Ces amendements ont été défendus lors de la séance du 16 juillet 2018. Aux députés macronistes qui accusaient les insoumis de vouloir opposer le peuple au Parlement, Jean-Luc Mélenchon répondit notamment : « Cela reviendrait à dire que notre Assemblée est d’une nature distincte de la volonté générale, mais cela n’existe pas dans la conception théorique de la République ! Nous ne sommes pas les notables du peuple ! Nous sommes ses représentants directs (…) pourquoi serait-ce un problème que 500 000 Français aient la capacité d’initiative des lois, alors qu’ici, un groupe, même s’il ne compte que dix-sept personnes, peut déposer une proposition de loi, un jour de niche parlementaire ? Si l’on rapporte cela au nombre de députés, dix-sept fois 51 000, cela ne fait pas une quantité excessive ! ».
Plus récemment, on retrouve le même Jean-Luc Mélenchon défendant encore cette idée à l’occasion d’une conférence sur les institutions à l’occasion des 60 ans de la cinquième République, le 4 octobre dernier. Le 5 décembre, lors du débat programmé à l’Assemblée nationale sur les gilets jaunes, il fit remarquer aux dépurés En Marche que parmi les revendications qu’ils avaient rejetés lorsqu’elles avaient été présentées sous forme d’amendements par la France insoumise, il y avait le fameux RIC. Mathilde Panot, députée de son groupe a encore mis en avant cette proposition dans sa question au gouvernement du 11 décembre dernier. Et Jean-Luc Mélenchon est de nouveau revenu sur le sujet le 13 décembre 2018 lors de la séance durant laquelle il a demandé une minute de silence pour les gilets jaunes morts dans la lutte.

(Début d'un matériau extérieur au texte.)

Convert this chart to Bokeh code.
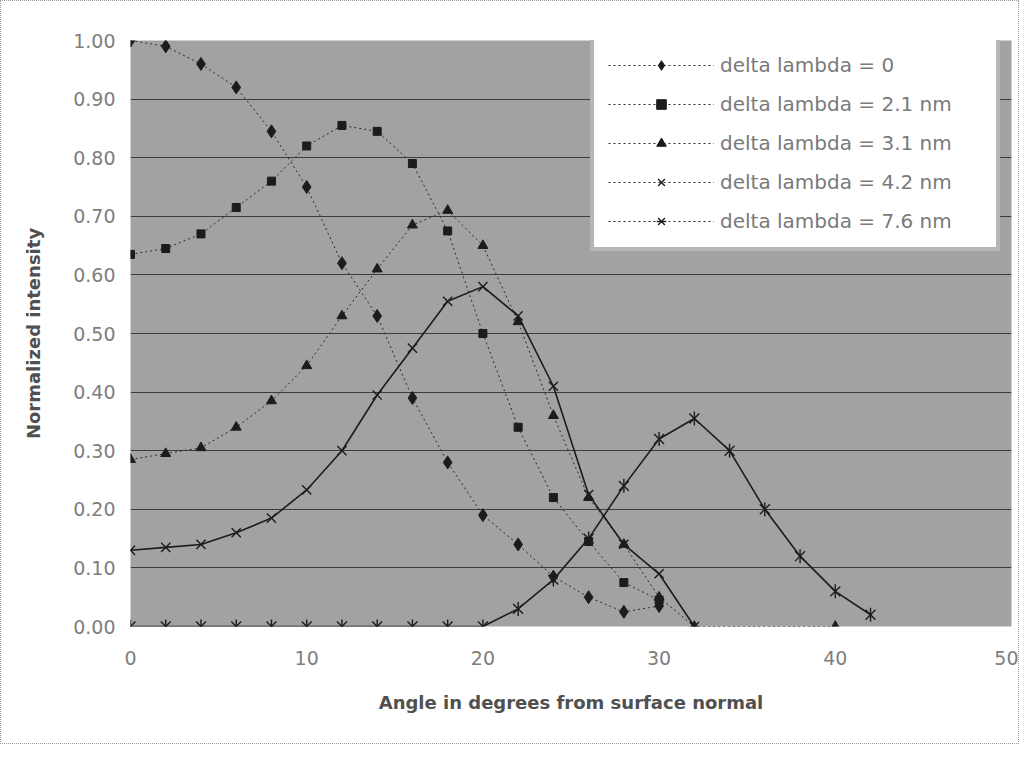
import math
from bokeh.plotting import figure
from bokeh.models import Range1d, FixedTicker, NumeralTickFormatter, Legend, LegendItem
from bokeh.embed import file_html
from bokeh.resources import INLINE

# ---- data ----
angle_0 = [0, 2, 4, 6, 8, 10, 12, 14, 16, 18, 20, 22, 24, 26, 28, 30]
int_0 = [1.00, 0.99, 0.96, 0.92, 0.845, 0.75, 0.62, 0.53, 0.39, 0.28, 0.19, 0.14, 0.085, 0.05, 0.025, 0.035]

angle_21 = [0, 2, 4, 6, 8, 10, 12, 14, 16, 18, 20, 22, 24, 26, 28, 30]
int_21 = [0.635, 0.645, 0.67, 0.715, 0.76, 0.82, 0.855, 0.845, 0.79, 0.675, 0.50, 0.34, 0.22, 0.145, 0.075, 0.045]

angle_31 = [0, 2, 4, 6, 8, 10, 12, 14, 16, 18, 20, 22, 24, 26, 28, 30, 32, 40]
int_31 = [0.285, 0.295, 0.305, 0.34, 0.385, 0.445, 0.53, 0.61, 0.685, 0.71, 0.65, 0.52, 0.36, 0.22, 0.14, 0.05, 0.00, 0.00]

angle_42 = [0, 2, 4, 6, 8, 10, 12, 14, 16, 18, 20, 22, 24, 26, 28, 30, 32]
int_42 = [0.13, 0.135, 0.14, 0.16, 0.185, 0.233, 0.30, 0.395, 0.475, 0.555, 0.58, 0.53, 0.41, 0.225, 0.14, 0.09, 0.00]

angle_76 = [0, 2, 4, 6, 8, 10, 12, 14, 16, 18, 20, 22, 24, 26, 28, 30, 32, 34, 36, 38, 40, 42]
int_76 = [0, 0, 0, 0, 0, 0, 0, 0, 0, 0, 0, 0.03, 0.08, 0.15, 0.24, 0.32, 0.355, 0.30, 0.20, 0.12, 0.06, 0.02]

labels = ["delta lambda = 0", "delta lambda = 2.1 nm", "delta lambda = 3.1 nm",
          "delta lambda = 4.2 nm", "delta lambda = 7.6 nm"]
x_ticks = [0, 10, 20, 30, 40, 50]
y_ticks = [0.0, 0.1, 0.2, 0.3, 0.4, 0.5, 0.6, 0.7, 0.8, 0.9, 1.0]

INK = "#1c1c1c"
FONT = "DejaVu Sans"
NAN = float("nan")

p = figure(width=1019, height=744, output_backend="svg", toolbar_location=None,
           x_range=Range1d(0, 50), y_range=Range1d(0, 1),
           min_border_left=129, min_border_right=9, min_border_top=39, min_border_bottom=119)
p.styles = {"border": "1px dotted #9a9a9a"}

p.background_fill_color = "#a2a2a2"
p.border_fill_color = "white"
p.outline_line_color = None

p.xgrid.grid_line_color = None
p.ygrid.ticker = FixedTicker(ticks=y_ticks)
p.ygrid.grid_line_color = "#3c3c3c"
p.ygrid.grid_line_width = 1

p.xaxis.ticker = FixedTicker(ticks=x_ticks)
p.yaxis.ticker = FixedTicker(ticks=y_ticks)
p.yaxis.formatter = NumeralTickFormatter(format="0.00")
for ax in (p.xaxis, p.yaxis):
    ax.axis_line_color = None
    ax.major_tick_line_color = None
    ax.minor_tick_line_color = None
    ax.major_tick_out = 0
    ax.major_label_text_font = FONT
    ax.major_label_text_font_size = "19px"
    ax.major_label_text_color = "#7e7e7e"
    ax.axis_label_text_font = FONT
    ax.axis_label_text_font_size = "18px"
    ax.axis_label_text_font_style = "bold"
    ax.axis_label_text_color = "#505050"
p.xaxis.major_label_standoff = 24
p.xaxis.axis_label_standoff = 24
p.yaxis.major_label_standoff = 15
p.yaxis.axis_label_standoff = 26
p.xaxis.axis_label = "Angle in degrees from surface normal"
p.yaxis.axis_label = "Normalized intensity"

DOT = "2 3"
l0 = p.line(angle_0, int_0, line_color="#2a2a2a", line_width=1, line_dash=DOT)
s0 = p.scatter(angle_0, int_0, marker="diamond", size=13, color=INK)

l1 = p.line(angle_21, int_21, line_color="#2a2a2a", line_width=1, line_dash=DOT)
s1 = p.scatter(angle_21, int_21, marker="square", size=8, color=INK)

l2 = p.line(angle_31, int_31, line_color="#2a2a2a", line_width=1, line_dash=DOT)
s2 = p.scatter(angle_31, int_31, marker="triangle", size=10, color=INK)

l3 = p.line(angle_42, int_42, line_color=INK, line_width=1.6)
s3 = p.scatter(angle_42, int_42, marker="x", size=13, line_color=INK, line_width=1.4)

l4 = p.line(angle_76, int_76, line_color=INK, line_width=1.6)
s4a = p.scatter(angle_76, int_76, marker="x", size=14, line_color=INK, line_width=1.4)
s4b = p.scatter(angle_76, int_76, marker="dash", angle=math.pi / 2, size=14, line_color=INK, line_width=1.4)

# dotted stand-ins (no visible data) used only for the legend glyphs of the solid series
d3 = p.line([NAN, NAN], [NAN, NAN], line_color="#2a2a2a", line_width=1, line_dash=DOT)
d4 = p.line([NAN, NAN], [NAN, NAN], line_color="#2a2a2a", line_width=1, line_dash=DOT)

items = [
    LegendItem(label=labels[0], renderers=[l0, s0]),
    LegendItem(label=labels[1], renderers=[l1, s1]),
    LegendItem(label=labels[2], renderers=[l2, s2]),
    LegendItem(label=labels[3], renderers=[d3, s3]),
    LegendItem(label=labels[4], renderers=[d4, s4a, s4b]),
]
legend = Legend(items=items, location=(460, 375), margin=0,
                padding=14, spacing=15, glyph_width=106, glyph_height=24,
                label_height=24, label_width=262, label_standoff=6,
                label_text_font=FONT, label_text_font_size="20px",
                label_text_color="#7a7a7a",
                background_fill_color="white", background_fill_alpha=1.0,
                border_line_color="#6e6e6e", border_line_width=4)
p.add_layout(legend, "center")

open("out.html", "w").write(file_html(p, INLINE))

On peut donc dire que, sur le sujet – comme sur beaucoup d’autres -, les insoumis ne sont pas décidés à lâcher le morceau ! C’est sans doute l’une des raisons pour lesquelles les insoumis sont ceux qui soutiennent le plus massivement le mouvement des gilets jaunes, selon un sondage publié récemment. De fait, les porosités programmatiques entre les gilets jaunes et les insoumis sont nombreuses, comme l’ont montré une étude très précise réalisée par la France insoumise et une autre réalisée par le journal Le Monde. En tout cas, dans cette période insurrectionnelle et de révolution citoyenne, on sait qu’on trouvera les insoumis aux côtés des gilets jaunes pour porter avec force la revendication d’un référendum d’initiative citoyenne, et plus largement celle de la nécessaire démocratisation de la vie politique de notre pays.